“Nel mio gruppo di lavoro ci occupiamo anche di Esport, quindi ho avuto modo di approfondire questa realtà. Devo dire che non ci sono grandissime differenze, soprattutto tra i giovani. Oggi vediamo una categoria in cui la distinzione principale non è tanto tra “c’è denaro” o “non c’è denaro”, ma piuttosto nella capacità di adattarsi ai nuovi modelli di consumo”, ha dichiarato Laura D’Angeli, Founder Studio D’Angeli ed esperta nel settore del gaming, durante la presentazione dell’ultimo report su Gioco pubblico e altre forme di intrattenimento dell’Osservatorio sul gioco pubblico di SWG Giocare da grandi. “I giovani, ad esempio, – ha proseguito – sono già abituati a spendere online per servizi come Spotify o prodotti di streaming in generale. Questo dimostra un’evoluzione della domanda, con cui dobbiamo fare i conti, concentrandoci sugli aspetti più rilevanti per influenzare positivamente i comportamenti. Successivamente, possiamo parlare dell’offerta.
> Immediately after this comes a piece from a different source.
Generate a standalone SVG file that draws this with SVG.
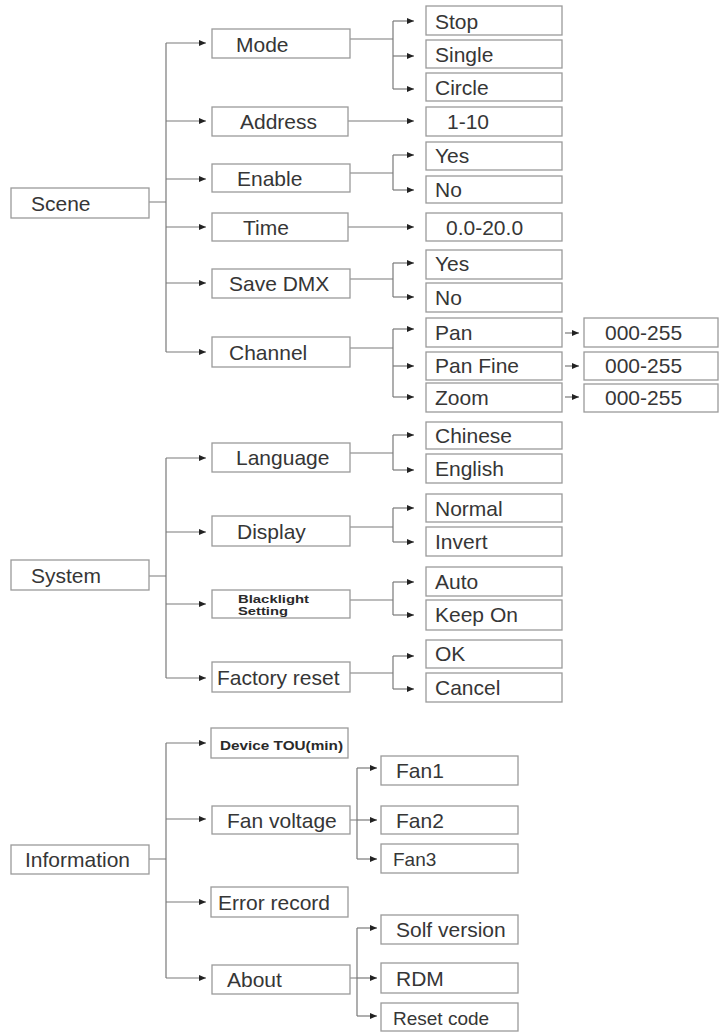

Dall’analisi dei dati (che considero sempre interessanti) emerge, ad esempio, che soltanto l’8% dei giocatori si dedica esclusivamente a un unico tipo di gioco. Questo significa che, per quanto riguarda le misure di prevenzione, queste devono essere realistiche e valide per tutti i giochi. La maggior parte dei giocatori, infatti, gioca a diverse tipologie di giochi. È evidente che non basta una misura specifica per un solo tipo di gioco, ma serve un approccio più ampio che copra l’intero panorama.
Un altro dato interessante emerso dall’indagine riguarda la tecnologia. Diversi relatori l’hanno citata più volte, ed è un aspetto che non possiamo ignorare. Viviamo in un’epoca di accelerazione tecnologica estremamente rilevante, che ha generato anche un divario tra le generazioni. Tuttavia, i figli spesso si rivelano “istruttori” per i genitori o i nonni, creando così un legame positivo tra le generazioni. La tecnologia, quindi, può essere un punto di partenza per sviluppare strumenti di prevenzione, ma non devono basarsi esclusivamente sul prodotto. Credo piuttosto che debbano puntare a promuovere una maggiore consapevolezza. La ricerca stessa ci restituisce un dato interessante: è possibile influenzare il comportamento delle persone attraverso azioni mirate. Questo è fattibile perché esiste un “sentiment”, una percezione che può essere utilizzata per modellare i comportamenti.
Utilizziamo dunque le nuove tecnologie e strumenti, soprattutto quelli personali, per aiutare le persone ad acquisire maggiore consapevolezza. Oggi esistono molte applicazioni che supportano la gestione dello sport, del fitness e del tempo libero. Si potrebbe quindi pensare in modo trasversale e innovativo, andando oltre le tradizionali figure di prevenzione che sono solitamente discusse a livello istituzionale”.